Global Emerging Innovation Summit (GEIS-2021)

Using Renewable Electricity, Energy Storage, and Renewable Fuel to Produce Carbon-Neutral Process Heat and Power

Author(s): Rhys Jacob*, Martin Belusko, Shane Sheoran and Frank Bruno

Pp: 512-527 (16)

DOI: 10.2174/9781681089010121010061


In the pursuit of lower and more stable energy expenses coupled with lower carbon emissions, the industry is moving towards the integration of low-cost renewables. This can be achieved through a range of technologies and/or mechanisms, each with its own set of advantages and disadvantages. One potential solution to achieve low-cost, predictable, and low-carbon process heat and power is the coupling of renewable electricity with thermal energy storage backed up by renewable fuel.
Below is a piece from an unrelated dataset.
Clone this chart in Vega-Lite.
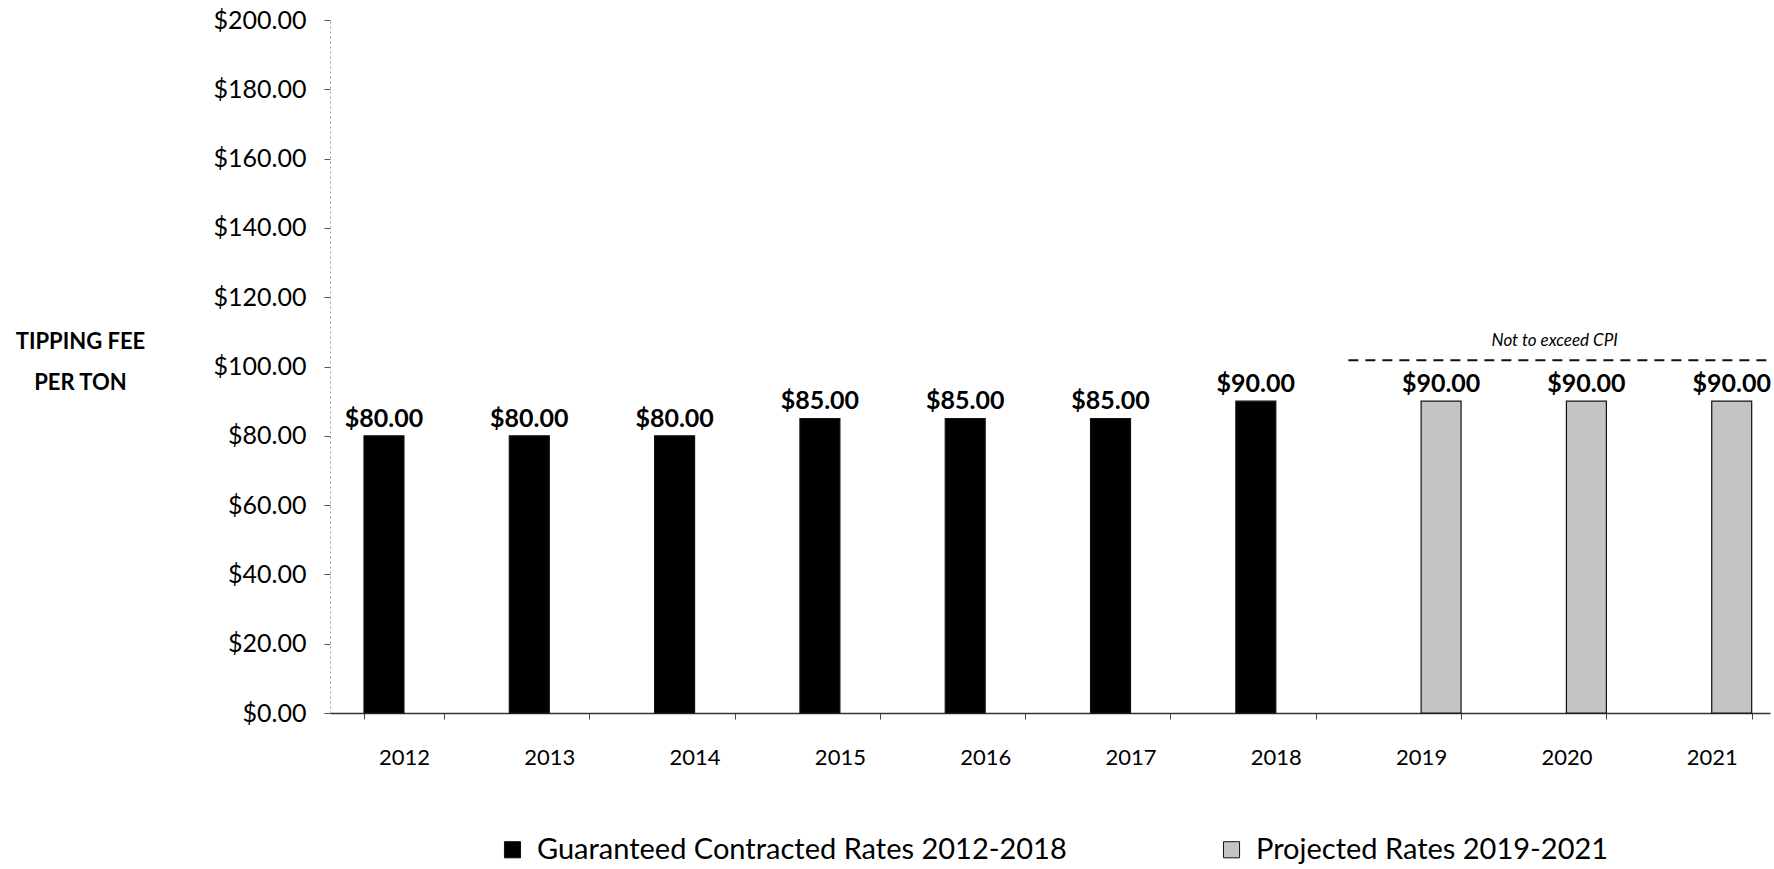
{
  "$schema": "https://vega.github.io/schema/vega-lite/v6.json",
  "autosize": "none",
  "width": 1440,
  "height": 693,
  "padding": {"left": 330, "top": 20, "right": 4, "bottom": 156},
  "background": "white",
  "config": {
    "font": "Lato",
    "view": {"stroke": null}
  },
  "datasets": {
    "rates": [
      {"year": "2012", "series": "Guaranteed Contracted Rates 2012-2018", "value": 80},
      {"year": "2013", "series": "Guaranteed Contracted Rates 2012-2018", "value": 80},
      {"year": "2014", "series": "Guaranteed Contracted Rates 2012-2018", "value": 80},
      {"year": "2015", "series": "Guaranteed Contracted Rates 2012-2018", "value": 85},
      {"year": "2016", "series": "Guaranteed Contracted Rates 2012-2018", "value": 85},
      {"year": "2017", "series": "Guaranteed Contracted Rates 2012-2018", "value": 85},
      {"year": "2018", "series": "Guaranteed Contracted Rates 2012-2018", "value": 90},
      {"year": "2019", "series": "Projected Rates 2019-2021", "value": 90},
      {"year": "2020", "series": "Projected Rates 2019-2021", "value": 90},
      {"year": "2021", "series": "Projected Rates 2019-2021", "value": 90}
    ],
    "cpi": [
      {"start": 2018.5, "end": 2021.402, "level": 101.8, "labelX": 2019.92, "label": "Not to exceed CPI"}
    ]
  },
  "layer": [
    {
      "data": {"name": "rates"},
      "encoding": {
        "x": {
          "field": "year", "type": "ordinal",
          "scale": {"paddingInner": 0.45, "paddingOuter": 0.18, "align": 0.65},
          "axis": {
            "title": null, "labelAngle": 0, "labelFontSize": 22, "labelColor": "#000",
            "domainColor": "#333", "domainWidth": 1.5,
            "ticks": true, "tickBand": "extent", "tickSize": 6, "tickColor": "#444",
            "labelPadding": 28
          }
        },
        "xOffset": {
          "field": "series", "type": "nominal",
          "scale": {"domain": ["Guaranteed Contracted Rates 2012-2018", "Projected Rates 2019-2021"], "paddingInner": 0, "paddingOuter": 0}
        },
        "y": {
          "field": "value", "type": "quantitative",
          "scale": {"domain": [0, 200], "nice": false},
          "axis": {
            "values": [0, 20, 40, 60, 80, 100, 120, 140, 160, 180, 200],
            "format": "$,.2f", "grid": false,
            "labelFontSize": 25, "labelColor": "#000", "labelPadding": 18,
            "domainColor": "#999", "domainDash": [2, 3], "domainWidth": 1,
            "tickColor": "#555", "tickSize": 6,
            "title": ["TIPPING FEE", "PER TON"],
            "titleAngle": 0, "titleAlign": "center", "titleBaseline": "top",
            "titleX": -250, "titleY": 311, "titleFontSize": 22, "titleFontWeight": "bold",
            "titleLineHeight": 41, "titleColor": "#000"
          }
        }
      },
      "layer": [
        {
          "mark": {"type": "bar", "stroke": "#111111", "strokeWidth": 1.2},
          "encoding": {
            "color": {
              "field": "series", "type": "nominal",
              "scale": {"domain": ["Guaranteed Contracted Rates 2012-2018", "Projected Rates 2019-2021"], "range": ["#000000", "#c4c4c4"]},
              "legend": {
                "title": null, "orient": "none", "direction": "horizontal",
                "legendX": 168, "legendY": 815,
                "symbolType": "square", "symbolSize": 260, "symbolStrokeColor": "#111", "symbolStrokeWidth": 1,
                "labelFontSize": 29, "labelColor": "#000", "labelLimit": 800,
                "columnPadding": 150, "labelOffset": 10
              }
            }
          }
        },
        {
          "mark": {"type": "text", "baseline": "bottom", "dy": -4, "fontSize": 25, "fontWeight": "bold", "color": "#000"},
          "encoding": {
            "text": {"field": "value", "type": "quantitative", "format": "$,.2f"}
          }
        }
      ]
    },
    {
      "data": {"name": "cpi"},
      "layer": [
        {
          "mark": {"type": "rule", "strokeDash": [10, 7], "strokeWidth": 2, "color": "#111"},
          "encoding": {
            "x": {"field": "start", "type": "quantitative", "scale": {"domain": [2011.491, 2021.402], "nice": false, "zero": false}, "axis": null},
            "x2": {"field": "end"},
            "y": {"field": "level", "type": "quantitative"}
          }
        },
        {
          "mark": {"type": "text", "fontStyle": "italic", "fontSize": 17, "baseline": "middle", "dy": -19, "color": "#000"},
          "encoding": {
            "x": {"field": "labelX", "type": "quantitative", "scale": {"domain": [2011.491, 2021.402], "nice": false, "zero": false}, "axis": null},
            "y": {"field": "level", "type": "quantitative"},
            "text": {"field": "label"}
          }
        }
      ]
    }
  ],
  "resolve": {"scale": {"x": "independent"}}
}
This combination takes advantage of the low-cost but variable renewable generation coupled with the dispatchability of thermal energy storage with robustness added by utilizing a higher cost but low volume renewable fuel. With this approach, a lower overall cost, dispatchable, robust, and carbon-neutral solution to process heat and power is realized. Therefore, in the current study, several combinations of renewable technologies coupled with electrically charged thermal storage (ECTES) and renewable fuel were designed and simulated to meet the process heat needs of two hypothetical scenarios. The solutions were then evaluated based on their economic (levelised cost of heat and power) and environmental (carbon emission avoided) merits to determine feasible solutions. Of the two studied cases, replacing diesel for heating at a mine site with solar PV, wind, ECTES, and renewable diesel delivered significant financial and environmental benefits. Unfortunately, at today’s prices replacing natural gas heating with solar PV, ECTES, and biomethane is not economically feasible without further cost reductions and/or a carbon tax.

Keywords: Biofuels, Carbon-Neutral, Process Heat, Renewable Integration, Thermal Storage.